Measuring 1,609 metres high, the tower would be almost double the height of the world's tallest building – the 828-metre-high Burj Khalifa. It would be covered in plants, and would feature a vertiginous viewing platform.
"Imagine you take New York's Central Park, turn it vertical, roll it and twirl it," said Carlo Ratti.
It is not planned for any particular location, although the team are in talks with officials from numerous cities interested in building it, according to a spokesman for Ratti's studio.
"We developed the concept initially for a client, but in this moment it's not specific for any city," he told Dezeen.

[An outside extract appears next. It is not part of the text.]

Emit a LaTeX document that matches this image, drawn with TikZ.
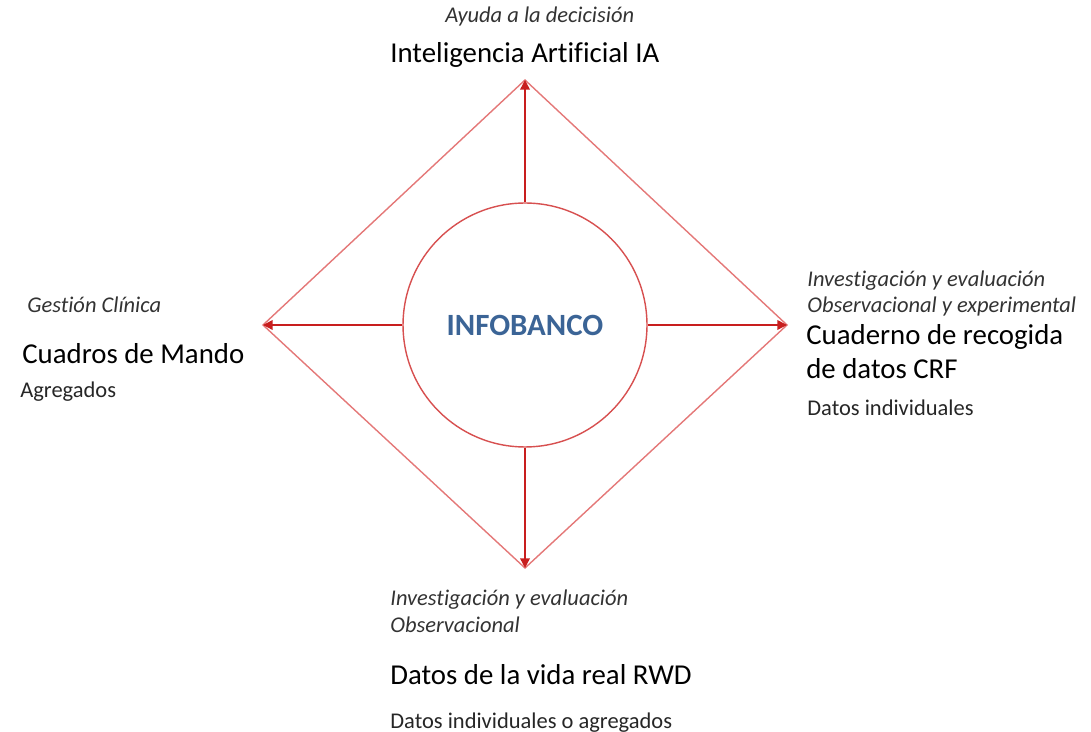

Named The Mile, the tower could become the world's tallest manmade construction. Visitors would ascend to the top via a series of glazed capsules that would spiral up around the 20-metre-wide central shaft.
A park would be located at the top, but the team also said that plants will cover the structure "from base to apex". The intention is to provide an ecosystem for hundreds of different species.
To achieve the record-breaking height, the tower is designed as lightweight structure supported by a network of pre-stressed cables – the result of a complex engineering study.
According to Schlaich Bergermann Partner associate Boris Reyher, the aim is to push the boundaries of what is possible and create a milestone in architectural history.
"The structural concept for The Mile is technically feasible because of its consequent and uncompromised lightweight approach, said Reyher.
"The architectural form and the spatial equilibrium of forces become one and the same thing," he explained. "On the one hand, this leads to an optimised usage of high-grade materials. On the other hand, the structural form and load paths become intuitively comprehensible by every spectator."
The Mile is the latest in a series of boundary-pushing projects by Ratti, who is also director of MIT's Senseable City Lab, set up to investigate the urban impact of digital technologies.
The architect has also developed a prototype for a supermarket of the future, and a motion-activated heating system designed to combat energy waste.
Ratti's studio will present The Mile at Cannes real-estate fair MIPIM next month, proposing a financial model based on those of the Eiffel Tower in Paris and the London Eye. It anticipates "substantial profits" for the host city.